* [Written task]: Leave out every picture, then transcribe the rest of the listing exactly.

* [Recorded data]:
========================================================================
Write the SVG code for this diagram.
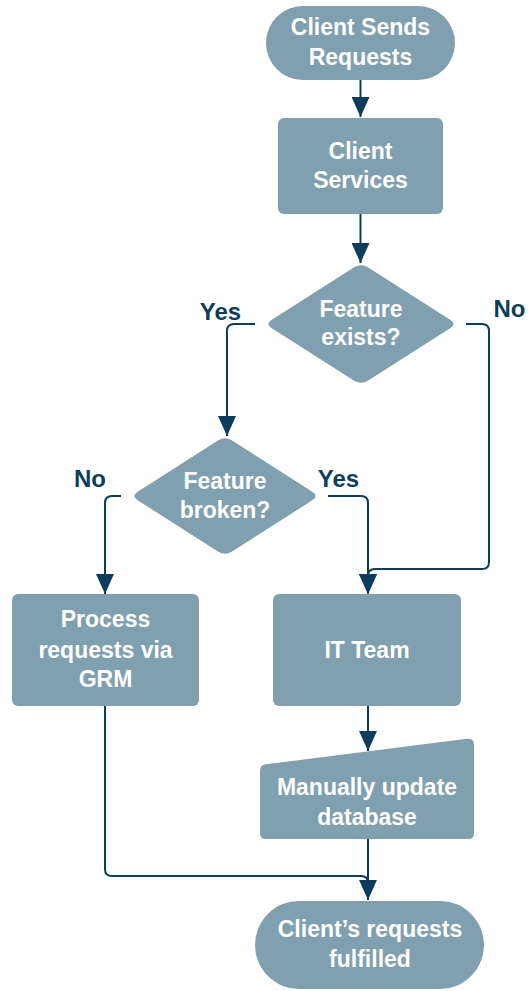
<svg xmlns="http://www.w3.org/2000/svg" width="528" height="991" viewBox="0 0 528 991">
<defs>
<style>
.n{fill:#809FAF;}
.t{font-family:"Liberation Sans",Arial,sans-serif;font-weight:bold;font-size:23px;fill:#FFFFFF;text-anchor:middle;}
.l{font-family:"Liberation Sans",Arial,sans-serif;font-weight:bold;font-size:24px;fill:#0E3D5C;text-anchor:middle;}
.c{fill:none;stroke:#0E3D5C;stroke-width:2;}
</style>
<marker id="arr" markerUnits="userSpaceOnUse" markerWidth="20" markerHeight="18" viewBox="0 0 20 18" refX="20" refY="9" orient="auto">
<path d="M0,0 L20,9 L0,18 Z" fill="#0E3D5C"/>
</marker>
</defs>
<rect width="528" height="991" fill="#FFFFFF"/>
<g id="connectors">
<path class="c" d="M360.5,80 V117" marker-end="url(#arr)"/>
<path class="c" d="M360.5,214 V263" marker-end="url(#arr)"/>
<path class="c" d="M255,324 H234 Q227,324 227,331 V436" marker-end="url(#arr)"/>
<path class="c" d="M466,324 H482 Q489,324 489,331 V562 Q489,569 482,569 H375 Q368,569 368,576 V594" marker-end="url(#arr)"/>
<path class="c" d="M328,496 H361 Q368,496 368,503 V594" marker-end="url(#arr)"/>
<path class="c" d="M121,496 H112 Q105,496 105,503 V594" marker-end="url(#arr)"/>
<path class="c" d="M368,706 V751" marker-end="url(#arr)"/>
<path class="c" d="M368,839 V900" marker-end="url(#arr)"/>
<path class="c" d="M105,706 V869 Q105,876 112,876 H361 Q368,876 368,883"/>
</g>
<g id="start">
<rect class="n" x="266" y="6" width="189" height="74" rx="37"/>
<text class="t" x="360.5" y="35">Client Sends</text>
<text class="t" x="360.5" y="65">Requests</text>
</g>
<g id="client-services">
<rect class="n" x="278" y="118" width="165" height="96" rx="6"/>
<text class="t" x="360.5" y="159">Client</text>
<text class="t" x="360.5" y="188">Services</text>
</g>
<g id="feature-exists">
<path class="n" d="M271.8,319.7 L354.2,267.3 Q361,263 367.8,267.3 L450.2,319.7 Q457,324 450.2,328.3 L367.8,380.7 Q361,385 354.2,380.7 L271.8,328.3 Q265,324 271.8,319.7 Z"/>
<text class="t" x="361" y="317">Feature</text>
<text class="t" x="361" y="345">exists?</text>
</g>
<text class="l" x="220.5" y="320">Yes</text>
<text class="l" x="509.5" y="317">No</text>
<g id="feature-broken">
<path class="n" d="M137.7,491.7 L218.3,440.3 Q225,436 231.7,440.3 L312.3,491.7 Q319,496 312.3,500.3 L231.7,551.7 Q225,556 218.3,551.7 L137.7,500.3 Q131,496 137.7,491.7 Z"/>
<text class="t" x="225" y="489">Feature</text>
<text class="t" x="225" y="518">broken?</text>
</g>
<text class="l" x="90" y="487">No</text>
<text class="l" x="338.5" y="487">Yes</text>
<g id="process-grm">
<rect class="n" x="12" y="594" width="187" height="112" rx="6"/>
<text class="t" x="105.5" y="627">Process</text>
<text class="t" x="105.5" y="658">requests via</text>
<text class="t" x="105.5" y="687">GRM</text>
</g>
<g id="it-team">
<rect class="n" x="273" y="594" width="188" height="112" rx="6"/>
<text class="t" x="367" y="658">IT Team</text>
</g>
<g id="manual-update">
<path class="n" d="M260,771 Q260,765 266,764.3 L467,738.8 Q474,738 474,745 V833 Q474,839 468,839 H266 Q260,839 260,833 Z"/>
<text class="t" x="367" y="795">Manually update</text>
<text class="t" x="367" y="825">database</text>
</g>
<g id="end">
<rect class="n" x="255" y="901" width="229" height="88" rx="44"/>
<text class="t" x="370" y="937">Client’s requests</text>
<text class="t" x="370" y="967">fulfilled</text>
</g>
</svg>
========================================================================
* [Task solution]:
Write the SVG code for this diagram.
<svg xmlns="http://www.w3.org/2000/svg" width="528" height="991" viewBox="0 0 528 991">
<defs>
<style>
.n{fill:#809FAF;}
.t{font-family:"Liberation Sans",Arial,sans-serif;font-weight:bold;font-size:23px;fill:#FFFFFF;text-anchor:middle;}
.l{font-family:"Liberation Sans",Arial,sans-serif;font-weight:bold;font-size:24px;fill:#0E3D5C;text-anchor:middle;}
.c{fill:none;stroke:#0E3D5C;stroke-width:2;}
</style>
<marker id="arr" markerUnits="userSpaceOnUse" markerWidth="20" markerHeight="18" viewBox="0 0 20 18" refX="20" refY="9" orient="auto">
<path d="M0,0 L20,9 L0,18 Z" fill="#0E3D5C"/>
</marker>
</defs>
<rect width="528" height="991" fill="#FFFFFF"/>
<g id="connectors">
<path class="c" d="M360.5,80 V117" marker-end="url(#arr)"/>
<path class="c" d="M360.5,214 V263" marker-end="url(#arr)"/>
<path class="c" d="M255,324 H234 Q227,324 227,331 V436" marker-end="url(#arr)"/>
<path class="c" d="M466,324 H482 Q489,324 489,331 V562 Q489,569 482,569 H375 Q368,569 368,576 V594" marker-end="url(#arr)"/>
<path class="c" d="M328,496 H361 Q368,496 368,503 V594" marker-end="url(#arr)"/>
<path class="c" d="M121,496 H112 Q105,496 105,503 V594" marker-end="url(#arr)"/>
<path class="c" d="M368,706 V751" marker-end="url(#arr)"/>
<path class="c" d="M368,839 V900" marker-end="url(#arr)"/>
<path class="c" d="M105,706 V869 Q105,876 112,876 H361 Q368,876 368,883"/>
</g>
<g id="start">
<rect class="n" x="266" y="6" width="189" height="74" rx="37"/>
<text class="t" x="360.5" y="35">Client Sends</text>
<text class="t" x="360.5" y="65">Requests</text>
</g>
<g id="client-services">
<rect class="n" x="278" y="118" width="165" height="96" rx="6"/>
<text class="t" x="360.5" y="159">Client</text>
<text class="t" x="360.5" y="188">Services</text>
</g>
<g id="feature-exists">
<path class="n" d="M271.8,319.7 L354.2,267.3 Q361,263 367.8,267.3 L450.2,319.7 Q457,324 450.2,328.3 L367.8,380.7 Q361,385 354.2,380.7 L271.8,328.3 Q265,324 271.8,319.7 Z"/>
<text class="t" x="361" y="317">Feature</text>
<text class="t" x="361" y="345">exists?</text>
</g>
<text class="l" x="220.5" y="320">Yes</text>
<text class="l" x="509.5" y="317">No</text>
<g id="feature-broken">
<path class="n" d="M137.7,491.7 L218.3,440.3 Q225,436 231.7,440.3 L312.3,491.7 Q319,496 312.3,500.3 L231.7,551.7 Q225,556 218.3,551.7 L137.7,500.3 Q131,496 137.7,491.7 Z"/>
<text class="t" x="225" y="489">Feature</text>
<text class="t" x="225" y="518">broken?</text>
</g>
<text class="l" x="90" y="487">No</text>
<text class="l" x="338.5" y="487">Yes</text>
<g id="process-grm">
<rect class="n" x="12" y="594" width="187" height="112" rx="6"/>
<text class="t" x="105.5" y="627">Process</text>
<text class="t" x="105.5" y="658">requests via</text>
<text class="t" x="105.5" y="687">GRM</text>
</g>
<g id="it-team">
<rect class="n" x="273" y="594" width="188" height="112" rx="6"/>
<text class="t" x="367" y="658">IT Team</text>
</g>
<g id="manual-update">
<path class="n" d="M260,771 Q260,765 266,764.3 L467,738.8 Q474,738 474,745 V833 Q474,839 468,839 H266 Q260,839 260,833 Z"/>
<text class="t" x="367" y="795">Manually update</text>
<text class="t" x="367" y="825">database</text>
</g>
<g id="end">
<rect class="n" x="255" y="901" width="229" height="88" rx="44"/>
<text class="t" x="370" y="937">Client’s requests</text>
<text class="t" x="370" y="967">fulfilled</text>
</g>
</svg>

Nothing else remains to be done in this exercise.